§ **GIVEN EXERCISE**
Every entry must be copied word for word.

--- begin SUPPLIED INFORMATION ---

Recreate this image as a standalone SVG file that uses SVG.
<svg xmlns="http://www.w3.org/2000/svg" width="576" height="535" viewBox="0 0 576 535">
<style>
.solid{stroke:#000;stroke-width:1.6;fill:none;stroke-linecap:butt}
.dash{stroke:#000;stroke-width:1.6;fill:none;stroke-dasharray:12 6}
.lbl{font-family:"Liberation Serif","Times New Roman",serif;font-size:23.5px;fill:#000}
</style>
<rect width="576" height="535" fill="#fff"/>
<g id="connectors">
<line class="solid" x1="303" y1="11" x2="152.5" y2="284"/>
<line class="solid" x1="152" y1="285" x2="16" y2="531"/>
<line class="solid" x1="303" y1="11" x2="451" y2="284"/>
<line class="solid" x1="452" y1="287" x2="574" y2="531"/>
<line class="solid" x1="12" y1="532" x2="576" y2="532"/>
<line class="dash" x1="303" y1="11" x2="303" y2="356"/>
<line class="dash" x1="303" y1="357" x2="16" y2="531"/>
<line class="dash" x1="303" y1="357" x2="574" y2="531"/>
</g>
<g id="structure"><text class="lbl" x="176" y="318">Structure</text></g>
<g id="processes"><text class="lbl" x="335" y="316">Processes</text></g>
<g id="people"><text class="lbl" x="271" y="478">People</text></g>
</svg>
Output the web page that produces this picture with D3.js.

--- end SUPPLIED INFORMATION ---

§ **WORKED ANSWER**
Recreate this image as a standalone SVG file that uses SVG.
<svg xmlns="http://www.w3.org/2000/svg" width="576" height="535" viewBox="0 0 576 535">
<style>
.solid{stroke:#000;stroke-width:1.6;fill:none;stroke-linecap:butt}
.dash{stroke:#000;stroke-width:1.6;fill:none;stroke-dasharray:12 6}
.lbl{font-family:"Liberation Serif","Times New Roman",serif;font-size:23.5px;fill:#000}
</style>
<rect width="576" height="535" fill="#fff"/>
<g id="connectors">
<line class="solid" x1="303" y1="11" x2="152.5" y2="284"/>
<line class="solid" x1="152" y1="285" x2="16" y2="531"/>
<line class="solid" x1="303" y1="11" x2="451" y2="284"/>
<line class="solid" x1="452" y1="287" x2="574" y2="531"/>
<line class="solid" x1="12" y1="532" x2="576" y2="532"/>
<line class="dash" x1="303" y1="11" x2="303" y2="356"/>
<line class="dash" x1="303" y1="357" x2="16" y2="531"/>
<line class="dash" x1="303" y1="357" x2="574" y2="531"/>
</g>
<g id="structure"><text class="lbl" x="176" y="318">Structure</text></g>
<g id="processes"><text class="lbl" x="335" y="316">Processes</text></g>
<g id="people"><text class="lbl" x="271" y="478">People</text></g>
</svg>
Output the web page that produces this picture with D3.js.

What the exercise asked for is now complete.